Location
- 101 16th Street NE Kasson, Minnesota 55944 United States

Information
- School type: Public, high school
- Motto: Commitment to Excellence
- Founded: 1956
- School board: Kasson-Mantorville School Board
- Superintendent: Beth Giese
- School number: 204
- Principal: Trent Langemo
- Teaching staff: 35.80 (FTE)
- Grades: 9–12
- Enrollment: 672 (2023-2024)
- Student to teacher ratio: 18.77
- Language: English
- Colors: Royal Blue and White
- Team name: KoMets
- Affiliation: Hiawatha Valley League
- Website: https://www.kassonmh.new.rschooltoday.com/

= Kasson-Mantorville High School =

Kasson-Mantorville High School (KMHS) is a high school located in Kasson, Minnesota, United States, that serves students from both Kasson and neighboring Mantorville. It is the only high school in Minnesota School District #204, and it is the home of the Kasson-Mantorville "KoMets", whose school colors are royal blue and white. The school's song is "KM Fight" and is sung to the tune "Washington and Lee Swing".

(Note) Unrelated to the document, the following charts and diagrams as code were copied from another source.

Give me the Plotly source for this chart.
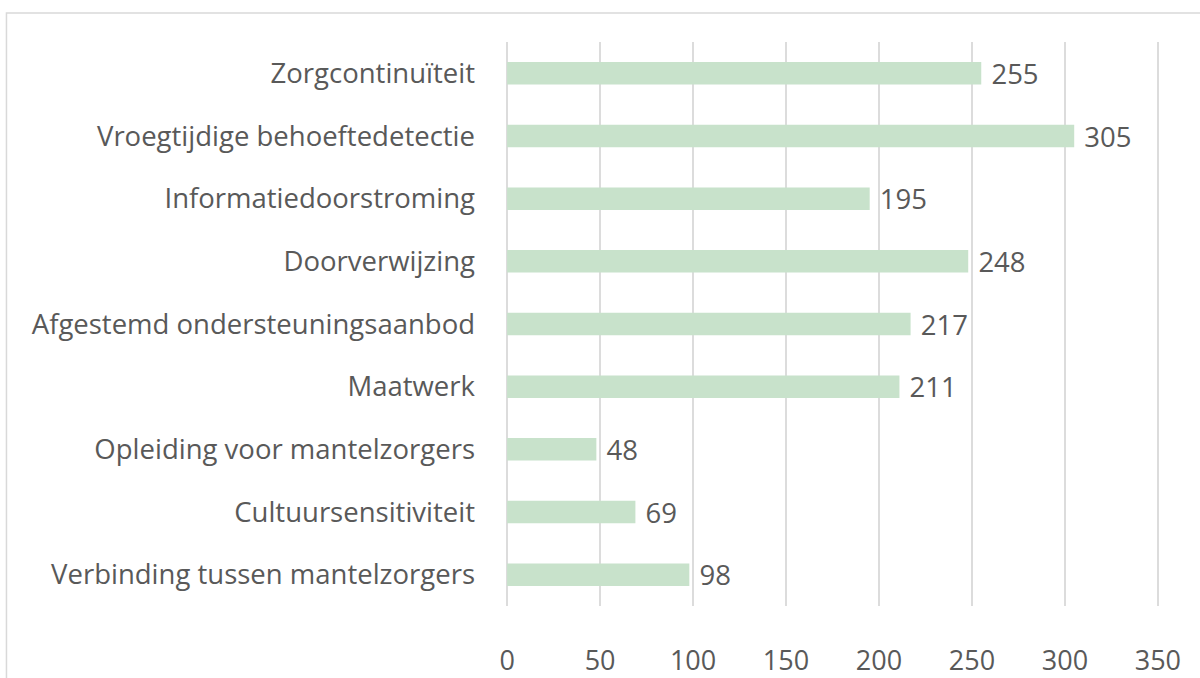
import plotly.graph_objects as go

categories = ["Zorgcontinuïteit", "Vroegtijdige behoeftedetectie", "Informatiedoorstroming",
              "Doorverwijzing", "Afgestemd ondersteuningsaanbod", "Maatwerk",
              "Opleiding voor mantelzorgers", "Cultuursensitiviteit", "Verbinding tussen mantelzorgers"]
values = [255, 305, 195, 248, 217, 211, 48, 69, 98]
x_ticks = [0, 50, 100, 150, 200, 250, 300, 350]

FONT = "Open Sans, Noto Sans, sans-serif"
GREY = "#595959"

fig = go.Figure(go.Bar(
    y=categories, x=values, orientation="h",
    marker=dict(color="#c8e2cb", line=dict(width=0)),
    width=0.36,
    text=[f" {v}" for v in values], textposition="outside", cliponaxis=False,
    constraintext="none",
    textfont=dict(family=FONT, size=27.5, color=GREY),
))

fig.update_layout(
    width=1200, height=678,
    margin=dict(l=506, r=41, t=42, b=72, autoexpand=False),
    paper_bgcolor="white", plot_bgcolor="white",
    showlegend=False,
    font=dict(family=FONT, color=GREY),
    xaxis=dict(range=[-0.6, 350.6], tickvals=x_ticks, showgrid=True, gridcolor="#dcdcdc", gridwidth=1.5,
               zeroline=False, showline=False, tickfont=dict(size=27, color=GREY),
               ticks="", ticklabelstandoff=36, automargin=False),
    yaxis=dict(autorange="reversed", showgrid=False, zeroline=False, showline=False,
               tickfont=dict(size=27.5, color=GREY), ticks="", ticklabelstandoff=30, automargin=False),
    bargap=0.64,
    shapes=[dict(type="rect", xref="paper", yref="paper", x0=-0.765, x1=1.2, y0=-0.3, y1=1.0514,
                 line=dict(color="#d9d9d9", width=1.5), fillcolor="rgba(0,0,0,0)", layer="below")],
)

fig.write_html("out.html", config={"displayModeBar": False},
               post_script="document.body.style.margin='0';document.body.style.overflow='hidden';")
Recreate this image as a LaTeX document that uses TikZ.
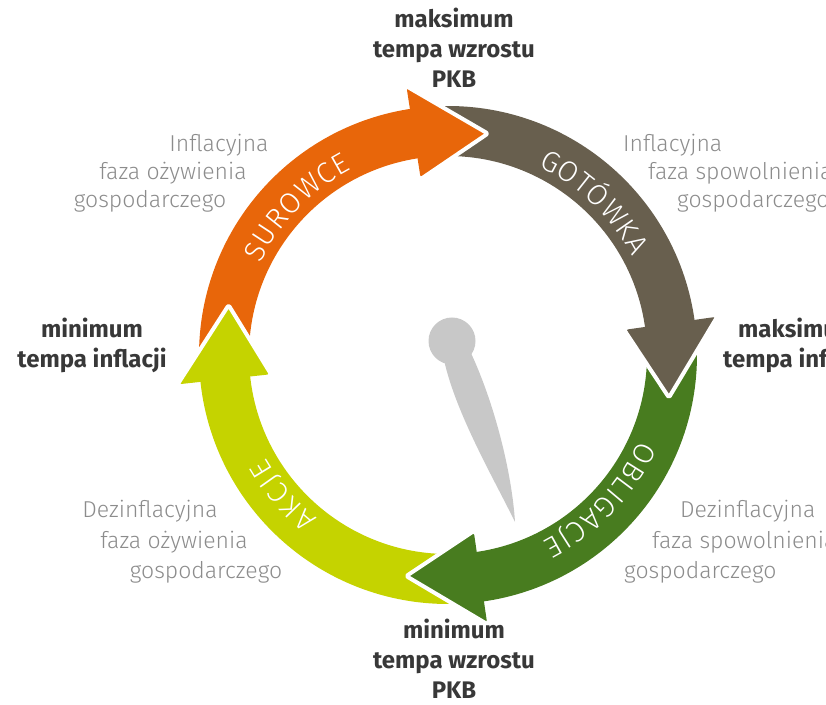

Extracurricular Activities
KMHS belongs to the Hiawatha Valley League Conference for all sports except football. For football, KMHS belongs to the Southern Football Alliance-Red Division. KMHS belongs to the Minnesota State High School League for tournament play.

KMHS participates in most sports offered by the Hiawatha Valley League: baseball, boys' and girls' basketball, dance team, football, golf, ice hockey, boys' and girls' soccer, softball, track and field, girls' volleyball, and wrestling.

KMHS offers band, choir, knowledge bowl, robotics, drama and cheerleading programs.

The drama program produces one fall musical, a one-act winter play, and one spring play.

==Building==

KM High School is one of three buildings within the KM campus which also includes a middle school and elementary school with a community education wing. In the fall of 2017 a community approved expansion was completed that added a magnificent commons area, new classrooms for S.T.E.M. education, vocation tech, agriculture, industrial tech, music and consumer sciences. Also a new auditorium, media center, kitchen and cafeteria and a Safe and Secure entrance. .

KH HS was previously the largest school in the area in which the middle and high schools shared a building. The middle school section, which held grades 7 and 8, had a capacity of approximately 300 students. The high school, grades 9–12, held approximately 600. The middle and high school programs also shared certain areas, such as art and FACS. The building is now used solely for high school classes. A new middle school building for grades 5–8 opened for classes in September 2009.

The building contains two separate gymnasiums.